VectorMatrixMultiply

I am curious about how VectorMatrixMultiply works in Unreal Engine 5.

void VectorMatrixMultiply(FMatrix44f* Result, const FMatrix44f* Matrix1, const FMatrix44f* Matrix2)
{
const VectorRegister4Float* A = (const VectorRegister4Float*)Matrix1;
const VectorRegister4Float* B = (const VectorRegister4Float*)Matrix2;
VectorRegister4Float* R = (VectorRegister4Float*)Result;
VectorRegister4Float Temp, R0, R1, R2;

// First row of result (Matrix1[0] * Matrix2).
Temp = VectorMultiply(VectorReplicate(A[0], 0), B[0]);
Temp = VectorMultiplyAdd(VectorReplicate(A[0], 1), B[1], Temp);
Temp = VectorMultiplyAdd(VectorReplicate(A[0], 2), B[2], Temp);
R0 = VectorMultiplyAdd(VectorReplicate(A[0], 3), B[3], Temp);

// Second row of result (Matrix1[1] * Matrix2).
Temp = VectorMultiply(VectorReplicate(A[1], 0), B[0]);
Temp = VectorMultiplyAdd(VectorReplicate(A[1], 1), B[1], Temp);
Temp = VectorMultiplyAdd(VectorReplicate(A[1], 2), B[2], Temp);
R1 = VectorMultiplyAdd(VectorReplicate(A[1], 3), B[3], Temp);

// Third row of result (Matrix1[2] * Matrix2).
Temp = VectorMultiply(VectorReplicate(A[2], 0), B[0]);
Temp = VectorMultiplyAdd(VectorReplicate(A[2], 1), B[1], Temp);
Temp = VectorMultiplyAdd(VectorReplicate(A[2], 2), B[2], Temp);
R2 = VectorMultiplyAdd(VectorReplicate(A[2], 3), B[3], Temp);

// Fourth row of result (Matrix1[3] * Matrix2).
Temp = VectorMultiply(VectorReplicate(A[3], 0), B[0]);
Temp = VectorMultiplyAdd(VectorReplicate(A[3], 1), B[1], Temp);
Temp = VectorMultiplyAdd(VectorReplicate(A[3], 2), B[2], Temp);
Temp = VectorMultiplyAdd(VectorReplicate(A[3], 3), B[3], Temp);

// Store result.

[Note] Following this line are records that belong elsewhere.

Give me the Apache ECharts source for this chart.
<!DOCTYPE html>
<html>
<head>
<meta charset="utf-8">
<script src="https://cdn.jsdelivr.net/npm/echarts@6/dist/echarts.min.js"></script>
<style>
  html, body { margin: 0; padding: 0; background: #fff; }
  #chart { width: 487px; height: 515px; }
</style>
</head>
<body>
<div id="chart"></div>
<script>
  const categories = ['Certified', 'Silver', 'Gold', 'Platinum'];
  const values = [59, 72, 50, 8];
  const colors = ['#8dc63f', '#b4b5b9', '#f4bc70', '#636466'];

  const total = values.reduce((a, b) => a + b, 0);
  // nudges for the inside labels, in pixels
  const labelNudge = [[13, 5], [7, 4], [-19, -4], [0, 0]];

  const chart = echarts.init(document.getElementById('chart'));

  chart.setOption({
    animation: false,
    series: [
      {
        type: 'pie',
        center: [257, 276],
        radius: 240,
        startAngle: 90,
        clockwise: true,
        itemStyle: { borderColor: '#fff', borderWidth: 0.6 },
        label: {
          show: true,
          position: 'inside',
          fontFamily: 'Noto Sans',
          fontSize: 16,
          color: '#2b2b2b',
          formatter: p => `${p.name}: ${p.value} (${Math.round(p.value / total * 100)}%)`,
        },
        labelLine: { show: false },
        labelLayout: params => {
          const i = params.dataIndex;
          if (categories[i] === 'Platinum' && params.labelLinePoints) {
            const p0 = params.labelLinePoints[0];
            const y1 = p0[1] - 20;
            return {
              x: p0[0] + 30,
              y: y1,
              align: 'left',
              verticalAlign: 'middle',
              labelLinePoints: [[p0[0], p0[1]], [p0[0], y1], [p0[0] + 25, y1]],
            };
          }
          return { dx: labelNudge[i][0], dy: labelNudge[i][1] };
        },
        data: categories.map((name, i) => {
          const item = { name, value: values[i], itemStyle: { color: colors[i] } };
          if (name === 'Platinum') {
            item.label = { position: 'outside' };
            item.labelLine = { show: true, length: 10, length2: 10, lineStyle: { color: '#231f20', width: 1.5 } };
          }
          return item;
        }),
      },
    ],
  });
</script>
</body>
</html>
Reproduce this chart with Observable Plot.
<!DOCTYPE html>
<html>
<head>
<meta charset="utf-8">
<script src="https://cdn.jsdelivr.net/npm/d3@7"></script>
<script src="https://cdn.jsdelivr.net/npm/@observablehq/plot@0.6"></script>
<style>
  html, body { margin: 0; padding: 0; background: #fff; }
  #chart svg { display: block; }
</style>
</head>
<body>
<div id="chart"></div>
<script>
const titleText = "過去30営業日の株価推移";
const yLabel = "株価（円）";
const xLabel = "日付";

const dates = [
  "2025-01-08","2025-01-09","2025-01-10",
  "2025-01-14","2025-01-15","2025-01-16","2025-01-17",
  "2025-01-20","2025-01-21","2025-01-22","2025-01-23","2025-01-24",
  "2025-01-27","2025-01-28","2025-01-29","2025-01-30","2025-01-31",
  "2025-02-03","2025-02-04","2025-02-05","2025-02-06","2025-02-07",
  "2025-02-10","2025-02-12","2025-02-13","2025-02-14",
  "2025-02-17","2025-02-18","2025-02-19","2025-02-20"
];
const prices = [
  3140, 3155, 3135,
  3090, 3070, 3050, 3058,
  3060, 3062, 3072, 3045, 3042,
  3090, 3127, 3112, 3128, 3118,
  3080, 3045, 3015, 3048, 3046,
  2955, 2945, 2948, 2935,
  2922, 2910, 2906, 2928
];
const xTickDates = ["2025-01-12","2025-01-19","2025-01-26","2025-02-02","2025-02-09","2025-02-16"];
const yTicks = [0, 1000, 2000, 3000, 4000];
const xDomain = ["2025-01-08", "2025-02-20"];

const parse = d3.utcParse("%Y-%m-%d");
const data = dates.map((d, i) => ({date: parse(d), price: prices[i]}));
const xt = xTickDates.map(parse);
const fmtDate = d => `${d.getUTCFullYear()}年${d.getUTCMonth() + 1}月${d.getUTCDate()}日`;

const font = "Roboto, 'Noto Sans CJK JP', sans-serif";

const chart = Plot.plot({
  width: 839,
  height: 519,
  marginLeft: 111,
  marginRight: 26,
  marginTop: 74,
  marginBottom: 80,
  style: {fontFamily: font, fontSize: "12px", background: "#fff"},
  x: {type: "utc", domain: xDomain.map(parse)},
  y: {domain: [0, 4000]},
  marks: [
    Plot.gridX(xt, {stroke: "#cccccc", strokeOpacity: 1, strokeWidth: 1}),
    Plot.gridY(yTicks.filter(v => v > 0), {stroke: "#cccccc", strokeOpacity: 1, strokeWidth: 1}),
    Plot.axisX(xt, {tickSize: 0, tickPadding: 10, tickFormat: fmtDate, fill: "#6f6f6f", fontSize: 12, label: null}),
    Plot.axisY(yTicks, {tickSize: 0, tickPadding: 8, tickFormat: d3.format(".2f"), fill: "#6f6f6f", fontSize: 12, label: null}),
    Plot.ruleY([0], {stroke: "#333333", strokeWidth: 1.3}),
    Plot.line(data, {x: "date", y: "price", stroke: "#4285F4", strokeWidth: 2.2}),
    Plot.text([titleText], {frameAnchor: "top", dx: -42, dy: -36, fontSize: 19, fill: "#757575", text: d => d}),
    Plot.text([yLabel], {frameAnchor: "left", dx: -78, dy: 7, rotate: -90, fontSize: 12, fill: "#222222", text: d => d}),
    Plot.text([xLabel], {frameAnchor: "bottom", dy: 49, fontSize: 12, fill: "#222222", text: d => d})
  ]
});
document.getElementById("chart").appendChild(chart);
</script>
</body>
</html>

Must not be done during steps above in case source and destination are the same.
R[0] = R0;
R[1] = R1;
R[2] = R2;
R[3] = Temp;

}

This code does not produce the correct multiplication result even if the two matrices are passed as is or the second matrix is ​​transposed.

How do I use this function correctly?